Solvency II has strict requirements to manage and hold capital requirements against liquidity risk to prevent a 1-in-200 year negative liquidity scenario. To manage this risk, L&G places very close attention to its collateral and hold sufficient liquidity or collateral to meet these calls. These includes collateral for FX hedging, given that approximately half of its annuity portfolio is matched by ‘international’ assets outside of the UK.

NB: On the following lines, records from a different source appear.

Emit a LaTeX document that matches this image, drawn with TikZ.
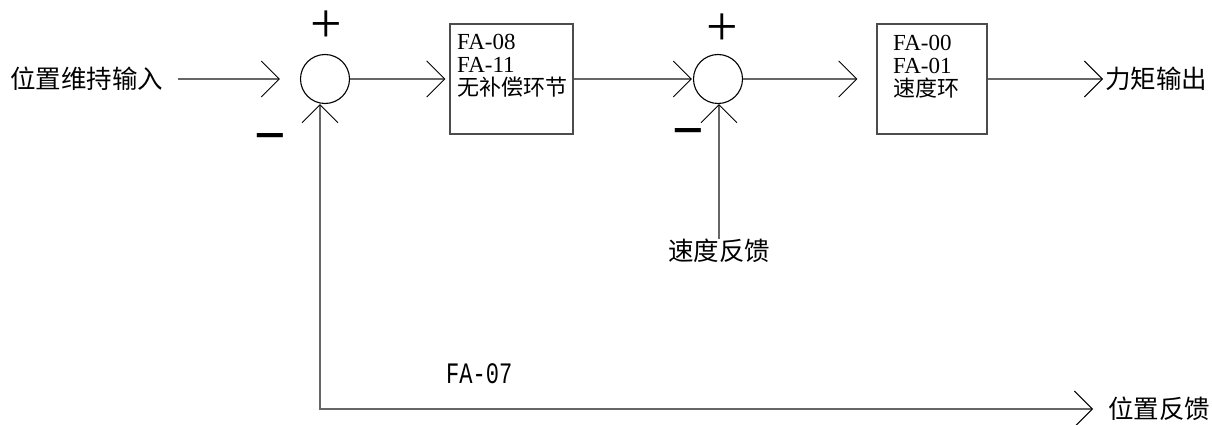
\documentclass[tikz,border=0pt]{standalone}
\usepackage{fontspec}
\setmainfont{Liberation Serif}
\newfontfamily\cjk{Noto Sans CJK SC}
\newfontfamily\monofa{Liberation Mono}
\usetikzlibrary{arrows.meta}
\begin{document}
\begin{tikzpicture}[x=1pt,y=-1pt,
  conn/.style={draw=black!60, line width=1.3pt},
  arr/.style={conn, -{Straight Barb[length=18pt,width=36pt,line width=0.9pt,color=black]}},
  barrow/.style={conn, {Straight Barb[length=18pt,width=36pt,line width=0.9pt,color=black]}-{Straight Barb[length=18pt,width=36pt,line width=0.9pt,color=black]}},
  sumc/.style={circle, draw=black, line width=1.1pt, minimum size=49pt, inner sep=0pt},
  blk/.style={draw=black!70, line width=1.4pt, minimum height=110pt, inner sep=0pt},
  lab/.style={font=\cjk\fontsize{25.5}{25.5}\selectfont, inner sep=0pt},
  btext/.style={font=\fontsize{23}{23}\selectfont, align=left, inner sep=0pt, anchor=north west},
  sign/.style={font=\fontsize{56}{56}\selectfont, inner sep=0pt, anchor=base}]
\useasboundingbox (0,0) rectangle (1212,425);

% summing junctions
\node[sumc] (c1) at (325,79) {};
\node[sumc] (c2) at (718,79) {};

% blocks
\node[blk, minimum width=123pt] (b1) at (511.5,79) {};
\node[blk, minimum width=110pt] (b2) at (932,79) {};
\node[btext] (t1) at (457,34) {FA-08\\FA-11\\{\cjk\fontsize{22}{23}\selectfont 无补偿环节}};
\node[btext] (t2) at (893,35) {FA-00\\FA-01\\{\cjk\fontsize{22}{23}\selectfont 速度环}};

% signs
\node[sign] (p1) at (326,42.5) {+};
\node[sign] (p2) at (722,46) {+};
\node[sign] (m1) at (270,164) {\scalebox{1}[1.5]{−}};
\node[sign] (m2) at (688.5,158) {\scalebox{1}[1.5]{−}};

% labels
\node[lab, anchor=west] (tin) at (10,79) {位置维持输入};
\node[lab, anchor=west] (tout) at (1105,79) {力矩输出};
\node[lab] (tsf) at (719,251) {速度反馈};
\node[lab, anchor=west] (tpf) at (1108,409) {位置反馈};
\node[font=\monofa\fontsize{22}{22}\selectfont, anchor=west, inner sep=0pt] (f07) at (446,374) {\scalebox{1}[1.35]{FA-07}};

\coordinate (fbc) at (320,409);

% connectors
\draw[arr, shorten <=15pt, shorten >=20pt] (tin) -- (c1);
\draw[arr, shorten >=4pt] (c1) -- (b1);
\draw[arr, shorten >=1pt] (b1) -- (c2);
\draw[arr, shorten >=19pt] (c2) -- (b2);
\draw[arr, shorten >=2pt] (b2) -- (tout);
\draw[arr] (tsf.north) -- (tsf.north |- c2.south);
\draw[barrow, shorten >=15pt] (fbc |- c1.south) -- (fbc) -- (tpf);
\end{tikzpicture}
\end{document}
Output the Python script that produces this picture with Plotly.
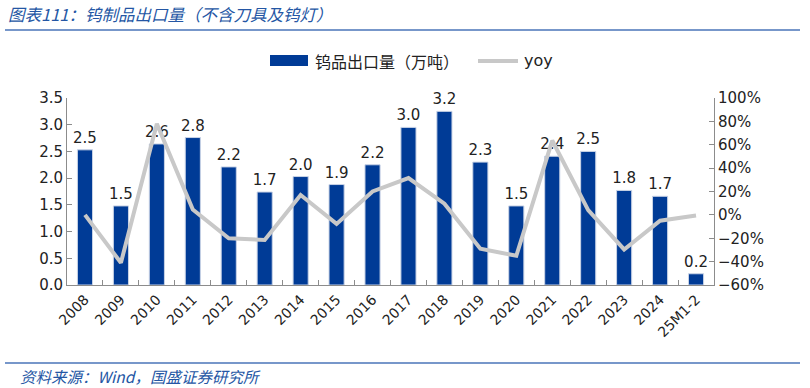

Therefore, we do not believe the on-balance sheet pensions, annuity or PRT business of L&G faces any particularly liquidity crunch or capital issue — and it is not a forced seller of assets in these businesses. Importantly, higher bond yields are very positive for Solvency II capital suggesting a strong strengthening of balance sheets, and a better ability to withstand market dislocations. Higher bond yields are also supportive for the PRT market . . . Hence we do not view the sharp rise in bond yields as a risk for the annuity and PRT business, in contrast it further strengthens the outlook for this business.

(LGIM declined to comment.)

There is one big complication to all this, and it relates to regulation. The Financial Conduct Authority will presumably have picked up on the rising threat of credit defaults, and might have spotted that UK life insurers used the free money era to gorge on stuff that’s difficult to sell in a hurry.

Some UK insurers also wallowing knee-deep in corporate junk, around which default risk has heightened.

So quite a lot now depends on whether the regulatory response to a barrage of LDI criticism is knee-jerk or considered — and older readers may now be suffering from a sense of déjà vu.